I purchased The Time Traveler’s Wife a few months ago after briefly hearing about it and thinking the title and cover of the book were intriguing. I suggested it as a possible read for my book group, but another book was chosen. Then an online group to which I belong suggested reading it, and I joined in. My real life book group is still not interested. Pity.
Henry first meets Clare at the Newberry Library in Chicago when Henry is 28 and Clare is 20. However Clare first meets Henry when she is 6 and he is 36. Henry has a disorder that he suspects is a bit like a seizure disorder, except instead of having a seizure, he is transported backwards and forwards in time, ending up naked where ever he lands.
In this book Henry may not change events, although he is forced to witness some tragedies time and time again, he is always helpless to change the outcome.
This book is breathtakingly beautiful and heartbreakingly sad.

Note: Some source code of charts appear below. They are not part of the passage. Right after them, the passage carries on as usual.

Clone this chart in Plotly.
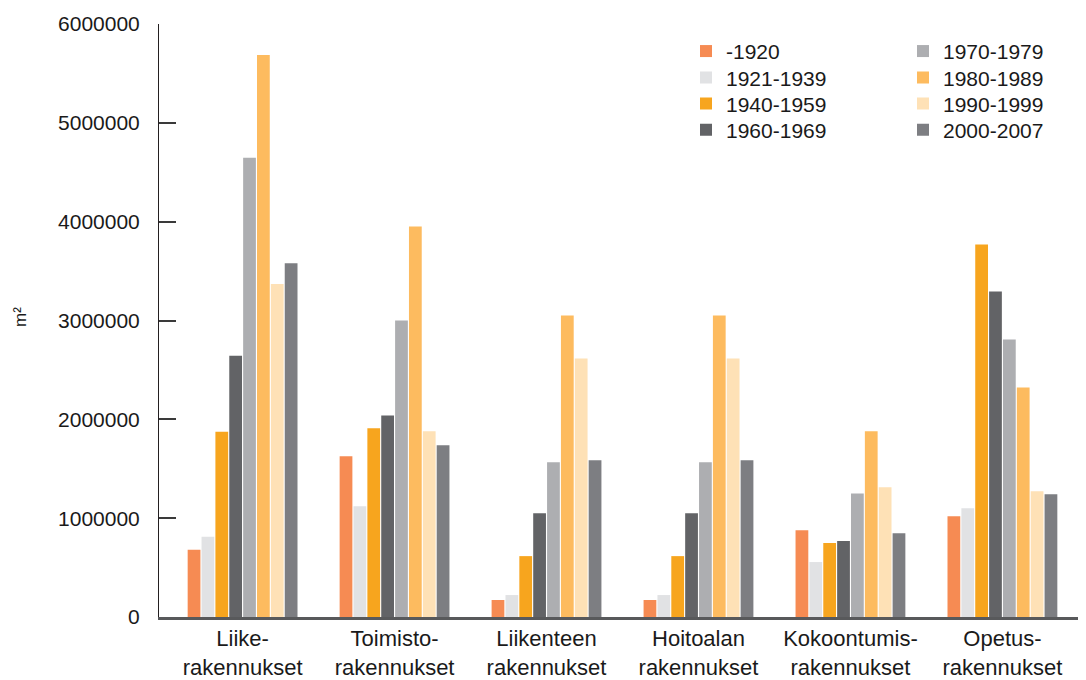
import plotly.graph_objects as go

categories = ["Liike-<br>rakennukset", "Toimisto-<br>rakennukset", "Liikenteen<br>rakennukset",
              "Hoitoalan<br>rakennukset", "Kokoontumis-<br>rakennukset", "Opetus-<br>rakennukset"]

series_names = ["-1920", "1921-1939", "1940-1959", "1960-1969",
                "1970-1979", "1980-1989", "1990-1999", "2000-2007"]

s_1920 = [680000, 1626000, 172000, 172000, 879000, 1020000]
s_1921_1939 = [812000, 1121000, 222000, 222000, 556000, 1101000]
s_1940_1959 = [1875000, 1909000, 616000, 616000, 748000, 3768000]
s_1960_1969 = [2643000, 2040000, 1050000, 1050000, 768000, 3293000]
s_1970_1979 = [4647000, 3000000, 1566000, 1566000, 1250000, 2808000]
s_1980_1989 = [5686000, 3950000, 3050000, 3050000, 1879000, 2323000]
s_1990_1999 = [3369000, 1879000, 2616000, 2616000, 1313000, 1273000]
s_2000_2007 = [3580000, 1737000, 1586000, 1586000, 848000, 1242000]

colors = ["#F68B53", "#E1E2E4", "#F7A51E", "#626366",
          "#ADAEB1", "#FDBB5F", "#FEE1B6", "#7D7E82"]

y_ticks = [0, 1000000, 2000000, 3000000, 4000000, 5000000, 6000000]

all_series = [s_1920, s_1921_1939, s_1940_1959, s_1960_1969,
              s_1970_1979, s_1980_1989, s_1990_1999, s_2000_2007]

FONT = "Liberation Sans, Arial, sans-serif"

# page offset (browser body margin) compensation
OFF = 8
W, H = 1086 - OFF, 680 - OFF
ML, MT, MB, MR = 159 - OFF, 24 - OFF, 61, 0
PW = W - ML - MR
PH = H - MT - MB

def px_to_paper_x(px):
    return (px - OFF - ML) / PW

def px_to_paper_y(py):
    return (H - MB - (py - OFF)) / PH

# legend item positions (screen pixels): left edge of legend box, row centre
legend_cols = [686, 903]
legend_rows = [51.5, 78, 104, 130.5]

fig = go.Figure()
layout_legends = {}
for i, (name, vals, col) in enumerate(zip(series_names, all_series, colors)):
    lname = "legend" if i == 0 else f"legend{i + 1}"
    fig.add_trace(go.Bar(
        x=list(range(len(categories))), y=vals, name=name,
        marker=dict(color=col, line=dict(width=0)),
        legend=lname,
    ))
    c, r = divmod(i, 4)
    layout_legends[lname] = dict(
        x=px_to_paper_x(legend_cols[c]), y=px_to_paper_y(legend_rows[r]),
        xanchor="left", yanchor="middle",
        bgcolor="rgba(0,0,0,0)", font=dict(size=21, color="#1a1a1a"),
        itemclick=False, itemdoubleclick=False,
    )

fig.update_layout(
    width=W, height=H,
    margin=dict(l=ML, r=MR, t=MT, b=MB, pad=0),
    paper_bgcolor="white", plot_bgcolor="white",
    font=dict(family=FONT, size=21, color="#1a1a1a"),
    barmode="group", bargap=0.27, bargroupgap=0.08,
    showlegend=True,
    xaxis=dict(
        tickmode="array", tickvals=list(range(len(categories))), ticktext=categories,
        range=[-0.55, 5.55], showline=True, linecolor="#58595B", linewidth=2.5,
        showgrid=False, zeroline=False, ticks="", tickfont=dict(size=22),
    ),
    yaxis=dict(
        range=[0, 6000000], tickmode="array", tickvals=y_ticks,
        ticktext=[str(v) for v in y_ticks],
        showline=True, linecolor="#231F20", linewidth=1,
        ticks="inside", ticklen=17, tickwidth=1.5, tickcolor="#3a3a3a",
        showgrid=False, zeroline=False, ticklabelstandoff=14,
        tickfont=dict(size=21),
    ),
    annotations=[dict(text="m²", x=px_to_paper_x(20), y=px_to_paper_y(318),
                      xref="paper", yref="paper", xanchor="center", yanchor="middle",
                      showarrow=False, textangle=-90, font=dict(size=17))],
)
fig.update_layout(**layout_legends)

fig.write_html("out.html")
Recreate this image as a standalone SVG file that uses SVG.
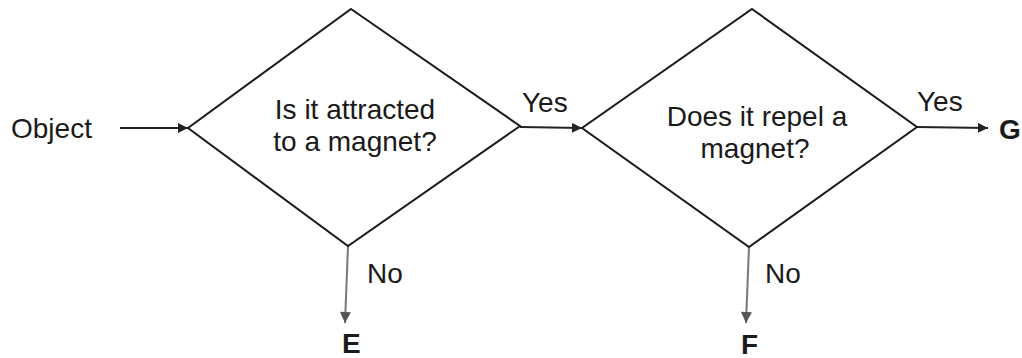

However it is uplifting and I am envious of the love these two characters have for each other. The author writes it in such a way that the time-travel part of the story is believable.
I had a slightly difficult time with the ending, not the very ending, but what happened to Henry in the year before the book ended. The book was like a pleasant ride on a mild roller coaster, and suddenly it became, for a while, a jarring walk through an evil carnival fun house.
One last thing I liked about the book was the fact that many place names were real. I recently spoke to someone who said that she even went to some of the concerts mentioned in the book.
It is hard to believe that this is Audrey Niffenegger’s first book. It is nearly perfect in every detail. I read an interview with the author that suggested she wrote the book in a different order than in which it was published.
I got the title first, and played around with it for quite a long time, slowly evolving the characters in my head. I wrote the end before anything else, and then began to write scenes as they occurred to me. TTW was written in a completely different order than the one it finally took. I understood early on that it would be organized in three sections, and that the basic unit was the scene, not the chapter. It has a rather chaotic feel to it, especially at the beginning, and that is deliberate-there is a slow piecing together, a gradual accumulation of story, that mimics the experience of the characters. I made a lot of notes about the characters. I had two timelines to help me stay organized, but no outline of the plot. (Audrey Niffenegger interviewed by Mark Flanagan. Full interview available here.)
I sincerely hope this will not be Niffenegger’s last novel.
Rumor has it that Brad Pitt and Jennifer Aniston have purchased the rights to the novel and are going to star in it. Not who I pictured at all. I can possibly see Pitt as Henry, but Aniston is too much that Friend’s character to me.